6. Similarly, large scale investments in grid infrastructure to move carbon free energy around nationally are increasingly questionable. We already have an under-utilised existing energy grid in the gas transportation network. Flexible local gas and electric adjustments, and investments necessary to pay for them, would cost far less than an entirely new electric grid infrastructure, while having the benefit of being less visually intrusive.
7. In these respects, fear of a lock-in to gas have been overstated by other energy actors. Investment in smaller CCGT distributed generation would be far smaller, and could be paid off in years, not decades. If, as seems inevitable, improvements in energy storage and other technology arrive on the scene, there will not be huge gas related investments blocking their path, and certainly not any publicly funded or those based on consumer subsidies.
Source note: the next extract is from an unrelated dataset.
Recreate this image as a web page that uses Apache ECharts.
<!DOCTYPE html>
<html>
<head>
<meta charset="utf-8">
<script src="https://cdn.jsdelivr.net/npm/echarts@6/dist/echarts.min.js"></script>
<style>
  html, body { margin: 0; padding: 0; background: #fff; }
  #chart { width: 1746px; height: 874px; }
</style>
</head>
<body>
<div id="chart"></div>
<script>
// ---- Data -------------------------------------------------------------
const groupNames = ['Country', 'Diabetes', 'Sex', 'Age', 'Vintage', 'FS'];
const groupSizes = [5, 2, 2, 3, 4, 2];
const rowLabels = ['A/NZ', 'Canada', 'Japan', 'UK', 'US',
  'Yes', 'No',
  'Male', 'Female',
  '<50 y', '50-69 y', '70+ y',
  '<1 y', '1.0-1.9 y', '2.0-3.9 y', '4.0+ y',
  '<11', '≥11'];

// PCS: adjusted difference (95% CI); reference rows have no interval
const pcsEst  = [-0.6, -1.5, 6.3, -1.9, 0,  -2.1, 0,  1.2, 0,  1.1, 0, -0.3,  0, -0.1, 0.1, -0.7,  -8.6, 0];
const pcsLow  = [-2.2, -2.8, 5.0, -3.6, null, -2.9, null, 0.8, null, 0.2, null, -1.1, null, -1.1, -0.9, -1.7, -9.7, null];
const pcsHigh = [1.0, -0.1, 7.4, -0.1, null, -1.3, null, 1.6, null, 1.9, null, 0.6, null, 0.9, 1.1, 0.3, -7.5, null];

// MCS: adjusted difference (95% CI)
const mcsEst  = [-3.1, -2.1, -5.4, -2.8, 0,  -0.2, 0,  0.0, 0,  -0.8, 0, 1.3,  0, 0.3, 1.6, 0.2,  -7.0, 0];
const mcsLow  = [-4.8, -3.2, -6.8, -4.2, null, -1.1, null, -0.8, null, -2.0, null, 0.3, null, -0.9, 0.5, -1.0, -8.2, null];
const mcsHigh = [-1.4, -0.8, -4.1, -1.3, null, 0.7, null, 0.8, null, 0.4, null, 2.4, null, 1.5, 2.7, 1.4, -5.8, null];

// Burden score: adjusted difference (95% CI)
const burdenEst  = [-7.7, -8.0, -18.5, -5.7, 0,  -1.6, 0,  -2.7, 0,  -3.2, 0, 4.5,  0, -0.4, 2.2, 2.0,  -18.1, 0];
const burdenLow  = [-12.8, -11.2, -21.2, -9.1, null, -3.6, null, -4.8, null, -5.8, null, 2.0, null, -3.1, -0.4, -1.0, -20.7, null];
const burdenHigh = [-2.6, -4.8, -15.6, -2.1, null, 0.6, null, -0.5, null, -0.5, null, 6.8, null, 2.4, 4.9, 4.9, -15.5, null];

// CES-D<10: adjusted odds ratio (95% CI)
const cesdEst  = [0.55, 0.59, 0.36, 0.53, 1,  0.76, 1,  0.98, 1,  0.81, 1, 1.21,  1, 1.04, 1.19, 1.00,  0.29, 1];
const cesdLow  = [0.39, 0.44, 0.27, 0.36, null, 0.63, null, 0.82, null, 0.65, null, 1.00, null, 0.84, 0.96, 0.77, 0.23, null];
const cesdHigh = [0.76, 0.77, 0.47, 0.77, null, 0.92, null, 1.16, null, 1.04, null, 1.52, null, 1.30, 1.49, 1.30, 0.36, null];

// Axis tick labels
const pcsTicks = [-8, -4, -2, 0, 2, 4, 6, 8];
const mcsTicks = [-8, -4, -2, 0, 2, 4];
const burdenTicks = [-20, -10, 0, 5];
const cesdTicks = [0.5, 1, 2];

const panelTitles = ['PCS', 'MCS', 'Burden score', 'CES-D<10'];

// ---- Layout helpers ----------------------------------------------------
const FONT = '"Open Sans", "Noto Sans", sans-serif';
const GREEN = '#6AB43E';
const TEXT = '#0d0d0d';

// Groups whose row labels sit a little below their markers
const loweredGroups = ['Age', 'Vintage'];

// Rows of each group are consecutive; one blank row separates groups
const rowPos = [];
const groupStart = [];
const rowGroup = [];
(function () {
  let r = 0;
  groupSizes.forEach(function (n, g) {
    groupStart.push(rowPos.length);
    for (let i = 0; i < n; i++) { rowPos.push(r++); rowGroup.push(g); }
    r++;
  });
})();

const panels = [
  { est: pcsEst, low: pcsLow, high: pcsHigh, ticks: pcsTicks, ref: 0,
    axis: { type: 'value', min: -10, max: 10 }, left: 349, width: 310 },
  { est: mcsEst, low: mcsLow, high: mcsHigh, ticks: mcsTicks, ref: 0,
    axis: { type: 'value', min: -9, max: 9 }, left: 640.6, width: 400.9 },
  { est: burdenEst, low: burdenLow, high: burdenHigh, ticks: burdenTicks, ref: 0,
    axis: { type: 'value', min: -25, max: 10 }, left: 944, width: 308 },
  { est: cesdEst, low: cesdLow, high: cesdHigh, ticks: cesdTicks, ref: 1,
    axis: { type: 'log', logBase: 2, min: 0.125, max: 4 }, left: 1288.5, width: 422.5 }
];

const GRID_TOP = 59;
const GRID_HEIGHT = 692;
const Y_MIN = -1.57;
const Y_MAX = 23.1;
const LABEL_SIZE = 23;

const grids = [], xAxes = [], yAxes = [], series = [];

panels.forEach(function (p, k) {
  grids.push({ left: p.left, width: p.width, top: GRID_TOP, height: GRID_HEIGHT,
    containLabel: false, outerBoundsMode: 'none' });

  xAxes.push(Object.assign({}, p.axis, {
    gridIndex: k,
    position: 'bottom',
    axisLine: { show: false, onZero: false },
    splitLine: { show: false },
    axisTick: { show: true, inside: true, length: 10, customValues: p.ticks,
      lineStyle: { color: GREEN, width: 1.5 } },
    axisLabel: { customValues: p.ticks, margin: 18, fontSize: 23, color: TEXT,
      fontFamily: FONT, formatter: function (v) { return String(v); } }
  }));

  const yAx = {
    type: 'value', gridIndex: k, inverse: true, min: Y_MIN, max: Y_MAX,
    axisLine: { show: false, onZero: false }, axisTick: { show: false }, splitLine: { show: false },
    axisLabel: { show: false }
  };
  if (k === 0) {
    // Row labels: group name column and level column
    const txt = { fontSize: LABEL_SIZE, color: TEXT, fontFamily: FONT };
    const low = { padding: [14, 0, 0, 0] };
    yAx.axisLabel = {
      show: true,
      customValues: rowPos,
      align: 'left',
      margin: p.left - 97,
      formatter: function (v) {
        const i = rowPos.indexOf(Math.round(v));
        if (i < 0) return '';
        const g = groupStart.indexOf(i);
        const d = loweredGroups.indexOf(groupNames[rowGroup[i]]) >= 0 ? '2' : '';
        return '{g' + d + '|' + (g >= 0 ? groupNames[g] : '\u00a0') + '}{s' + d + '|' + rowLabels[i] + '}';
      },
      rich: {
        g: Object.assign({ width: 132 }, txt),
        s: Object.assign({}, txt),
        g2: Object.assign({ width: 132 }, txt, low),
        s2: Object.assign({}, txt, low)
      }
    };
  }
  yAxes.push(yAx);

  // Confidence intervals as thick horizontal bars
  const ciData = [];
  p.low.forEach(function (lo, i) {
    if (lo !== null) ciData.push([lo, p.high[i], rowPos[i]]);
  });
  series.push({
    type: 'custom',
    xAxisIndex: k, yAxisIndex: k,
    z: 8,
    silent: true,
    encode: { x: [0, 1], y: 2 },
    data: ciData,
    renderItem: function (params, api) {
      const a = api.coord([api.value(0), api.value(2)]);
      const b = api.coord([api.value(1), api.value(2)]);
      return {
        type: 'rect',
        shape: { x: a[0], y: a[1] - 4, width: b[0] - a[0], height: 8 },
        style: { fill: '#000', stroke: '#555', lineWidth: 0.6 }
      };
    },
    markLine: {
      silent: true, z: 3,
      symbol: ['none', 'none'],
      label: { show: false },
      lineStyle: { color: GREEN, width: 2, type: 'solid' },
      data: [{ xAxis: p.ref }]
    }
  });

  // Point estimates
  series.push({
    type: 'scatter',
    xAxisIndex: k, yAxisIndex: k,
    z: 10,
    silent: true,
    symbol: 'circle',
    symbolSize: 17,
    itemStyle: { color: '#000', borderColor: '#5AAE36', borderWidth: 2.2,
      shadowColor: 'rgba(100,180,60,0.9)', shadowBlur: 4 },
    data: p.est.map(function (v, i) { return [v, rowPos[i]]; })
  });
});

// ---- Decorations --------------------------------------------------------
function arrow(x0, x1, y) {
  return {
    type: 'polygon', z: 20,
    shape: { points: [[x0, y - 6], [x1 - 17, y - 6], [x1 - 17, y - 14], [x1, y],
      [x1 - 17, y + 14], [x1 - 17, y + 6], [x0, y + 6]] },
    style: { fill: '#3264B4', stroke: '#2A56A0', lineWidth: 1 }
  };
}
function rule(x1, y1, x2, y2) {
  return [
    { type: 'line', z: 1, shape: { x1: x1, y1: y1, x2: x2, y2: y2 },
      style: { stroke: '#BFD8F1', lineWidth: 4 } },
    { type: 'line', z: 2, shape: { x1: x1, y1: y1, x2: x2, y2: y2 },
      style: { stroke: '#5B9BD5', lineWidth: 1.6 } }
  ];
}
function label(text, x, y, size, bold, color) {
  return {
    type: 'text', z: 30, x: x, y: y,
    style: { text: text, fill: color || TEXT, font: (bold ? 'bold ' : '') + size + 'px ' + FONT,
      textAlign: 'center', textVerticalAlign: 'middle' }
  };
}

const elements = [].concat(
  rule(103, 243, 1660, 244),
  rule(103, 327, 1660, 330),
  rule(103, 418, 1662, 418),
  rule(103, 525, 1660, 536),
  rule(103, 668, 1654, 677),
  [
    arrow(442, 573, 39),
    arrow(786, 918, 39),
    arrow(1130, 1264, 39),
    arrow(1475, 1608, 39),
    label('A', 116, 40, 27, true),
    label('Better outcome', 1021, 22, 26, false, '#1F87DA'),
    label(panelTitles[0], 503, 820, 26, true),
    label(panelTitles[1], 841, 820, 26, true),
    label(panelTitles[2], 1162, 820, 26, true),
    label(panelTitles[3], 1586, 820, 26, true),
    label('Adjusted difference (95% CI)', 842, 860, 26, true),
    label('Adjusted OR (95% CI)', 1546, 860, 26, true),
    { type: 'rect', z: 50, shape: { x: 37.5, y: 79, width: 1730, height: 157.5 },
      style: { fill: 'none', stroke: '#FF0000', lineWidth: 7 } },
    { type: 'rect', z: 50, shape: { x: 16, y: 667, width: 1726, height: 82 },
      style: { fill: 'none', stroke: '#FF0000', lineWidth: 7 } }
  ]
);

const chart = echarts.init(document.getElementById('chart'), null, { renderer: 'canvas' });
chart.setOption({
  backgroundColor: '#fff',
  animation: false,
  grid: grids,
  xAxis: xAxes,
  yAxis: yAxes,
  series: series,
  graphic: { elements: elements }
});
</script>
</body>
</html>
8. What we need to understand is that the future has not yet arrived and we need to use gas in the short term (up to 2030) simply because there are no other physically feasible alternatives, at any price, available today.
9. Predictions are difficult, especially about the future as the old saying goes. But it is vital we have predictions based on today’s reality, not wishful thinking over technologies that simply don’t exist at scale presently.
10. The perfect 100% zero carbon free future should not be made the enemy of the merely good natural gas present.
Should the UK consider setting up a wealth fund with the tax revenue from shale gas?
I suggest that it may be premature to do so at this time, although the fact the question can be seriously asked is encouraging in itself.
I suggest that whatever the revenues may be, any fund should contain four key earmarks:
1. A portion of the funds be set aside to compensate local communities for disruption, similar to recent proposals to compensate areas affected by wind turbines.
2. Part of the revenues should be set aside for a national or EU program for R+D in no/low carbon alternatives
3. Investment in insulation/efficiency for the domestic heating sector
4. Possible pump-priming for the development of a vehicle fueling sector
The first two should be a long term component, and the second two would need to be for less than ten years.
What is the potential impact on climate change objectives of greater use of shale gas?
1. Evidence from North America suggests that the replacement of coal with natural gas is accelerating and likely to be permanent.
2. The development of natural gas vehicles in trucking and marine shipping can also provide a low carbon alternative where absolutely no alternatives have been considered until now. NGVs are a win for energy security, energy prices and the environment. Electrification of trucking is physically impossible. Replacement of bunker fuel with LNG powered shipping is another easy win in a sector where, short of a return to the age of sail, no alternative presently exists.
3. What needs to be studied is the possibility of replacing coal generation on a global basis and what consequences that would have on UK targets. If China and other developing economies do so through gas and not coal, then this makes the need for UK/EU targets to be adjusted accordingly.
4. In turn we may also find that use of natural gas in generation and coal provides a way of meeting short term CO2 level targets, at which point we will need to study 2050 reality from viewpoint of 2025
5. Finally, we have to realise carbon reduction is a global issue and what the UK does or not do is entirely meaningless on a global scale while potentially very damaging in economic terms on the national.
6. If the United Kingdom chooses to continue to have the ostrich approach that concentrates subsidising other generation technologies, the repercussions are made even greater from foregoing the economic benefits that shale gas can provide.
7. If the rest of the world follows the path towards “A Golden Age of Gas” as the International Energy Agency has described, then predictions from some quarters of a booming UK Green Energy economy would be entirely fantastical.